» Aim of the task: Do not include the pictures; repeat the rest of the data exactly.

>> start

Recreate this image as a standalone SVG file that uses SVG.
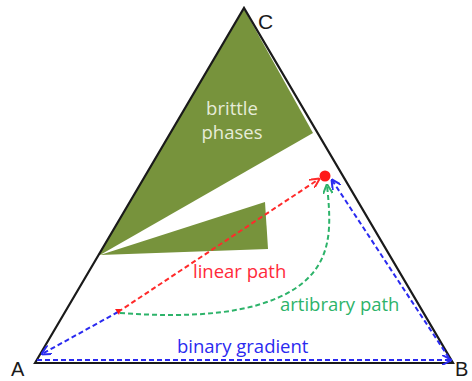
<svg xmlns="http://www.w3.org/2000/svg" width="472" height="381" viewBox="0 0 472 381">
<style>
.lbl{font-family:"Open Sans","Noto Sans","Liberation Sans",sans-serif;font-size:18.5px}
.corner{font-family:"Liberation Sans",Arial,sans-serif;font-size:20px;fill:#1a1a1a}
.ph{fill:#77933C}
.dash{fill:none;stroke-width:2;stroke-dasharray:5,3}
</style>
<defs>
<marker id="ar" viewBox="0 0 10 10" refX="9" refY="5" markerWidth="5" markerHeight="5" orient="auto"><path d="M0,0 L10,5 L0,10" fill="none" stroke="#FF2A2A" stroke-width="2"/></marker>
<marker id="ab" viewBox="0 0 10 10" refX="9" refY="5" markerWidth="5" markerHeight="5" orient="auto"><path d="M0,0 L10,5 L0,10" fill="none" stroke="#2A2AF0" stroke-width="2"/></marker>
<marker id="ag" viewBox="0 0 10 10" refX="9" refY="5" markerWidth="5" markerHeight="5" orient="auto"><path d="M0,0 L10,5 L0,10" fill="none" stroke="#2DB36A" stroke-width="2"/></marker>
</defs>
<g id="phases">
<polygon class="ph" points="244,9 313,133 100,255 98,255"/>
<polygon class="ph" points="100,255 265,202 268,249"/>
<text class="lbl" x="232" y="115" text-anchor="middle" fill="#E6ECD8">brittle</text>
<text class="lbl" x="232" y="139" text-anchor="middle" fill="#E6ECD8">phases</text>
</g>
<g id="triangle">
<path d="M35,363 L244,8 L453,363 Z" fill="none" stroke="#1a1a1a" stroke-width="2.2" stroke-linejoin="miter"/>
</g>
<g id="corner-A"><text class="corner" x="11" y="376">A</text></g>
<g id="corner-B"><text class="corner" x="455" y="376">B</text></g>
<g id="corner-C"><text class="corner" x="258" y="29" style="font-size:21px">C</text></g>
<g id="target"><circle cx="325" cy="176" r="5.5" fill="#FF1A1A"/></g>
<g id="connectors">
<path class="dash" stroke="#FF2A2A" d="M118,312 L319,179" marker-end="url(#ar)"/>
<path class="dash" stroke="#2A2AF0" d="M118,312 L42,354" marker-end="url(#ab)"/>
<path class="dash" stroke="#2A2AF0" d="M37,360 L451,360" marker-end="url(#ab)"/>
<path class="dash" stroke="#2A2AF0" d="M449,358 L332,180" marker-end="url(#ab)"/>
<path class="dash" stroke="#2DB36A" d="M120,313 C190,318 255,315 296,288 C334,262 331,225 327,185" marker-end="url(#ag)"/>
<polygon points="115,309 121,309 119,315" fill="#FF1A1A"/>
</g>
<g id="labels">
<text class="lbl" x="193" y="278" fill="#FF2A3A">linear path</text>
<text class="lbl" x="280" y="311" fill="#2DB36A">artibrary path</text>
<text class="lbl" x="177" y="353" fill="#2A2AF0">binary gradient</text>
</g>
</svg>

>> end

» The response:
Recreate this image as a standalone SVG file that uses SVG.
<svg xmlns="http://www.w3.org/2000/svg" width="472" height="381" viewBox="0 0 472 381">
<style>
.lbl{font-family:"Open Sans","Noto Sans","Liberation Sans",sans-serif;font-size:18.5px}
.corner{font-family:"Liberation Sans",Arial,sans-serif;font-size:20px;fill:#1a1a1a}
.ph{fill:#77933C}
.dash{fill:none;stroke-width:2;stroke-dasharray:5,3}
</style>
<defs>
<marker id="ar" viewBox="0 0 10 10" refX="9" refY="5" markerWidth="5" markerHeight="5" orient="auto"><path d="M0,0 L10,5 L0,10" fill="none" stroke="#FF2A2A" stroke-width="2"/></marker>
<marker id="ab" viewBox="0 0 10 10" refX="9" refY="5" markerWidth="5" markerHeight="5" orient="auto"><path d="M0,0 L10,5 L0,10" fill="none" stroke="#2A2AF0" stroke-width="2"/></marker>
<marker id="ag" viewBox="0 0 10 10" refX="9" refY="5" markerWidth="5" markerHeight="5" orient="auto"><path d="M0,0 L10,5 L0,10" fill="none" stroke="#2DB36A" stroke-width="2"/></marker>
</defs>
<g id="phases">
<polygon class="ph" points="244,9 313,133 100,255 98,255"/>
<polygon class="ph" points="100,255 265,202 268,249"/>
<text class="lbl" x="232" y="115" text-anchor="middle" fill="#E6ECD8">brittle</text>
<text class="lbl" x="232" y="139" text-anchor="middle" fill="#E6ECD8">phases</text>
</g>
<g id="triangle">
<path d="M35,363 L244,8 L453,363 Z" fill="none" stroke="#1a1a1a" stroke-width="2.2" stroke-linejoin="miter"/>
</g>
<g id="corner-A"><text class="corner" x="11" y="376">A</text></g>
<g id="corner-B"><text class="corner" x="455" y="376">B</text></g>
<g id="corner-C"><text class="corner" x="258" y="29" style="font-size:21px">C</text></g>
<g id="target"><circle cx="325" cy="176" r="5.5" fill="#FF1A1A"/></g>
<g id="connectors">
<path class="dash" stroke="#FF2A2A" d="M118,312 L319,179" marker-end="url(#ar)"/>
<path class="dash" stroke="#2A2AF0" d="M118,312 L42,354" marker-end="url(#ab)"/>
<path class="dash" stroke="#2A2AF0" d="M37,360 L451,360" marker-end="url(#ab)"/>
<path class="dash" stroke="#2A2AF0" d="M449,358 L332,180" marker-end="url(#ab)"/>
<path class="dash" stroke="#2DB36A" d="M120,313 C190,318 255,315 296,288 C334,262 331,225 327,185" marker-end="url(#ag)"/>
<polygon points="115,309 121,309 119,315" fill="#FF1A1A"/>
</g>
<g id="labels">
<text class="lbl" x="193" y="278" fill="#FF2A3A">linear path</text>
<text class="lbl" x="280" y="311" fill="#2DB36A">artibrary path</text>
<text class="lbl" x="177" y="353" fill="#2A2AF0">binary gradient</text>
</g>
</svg>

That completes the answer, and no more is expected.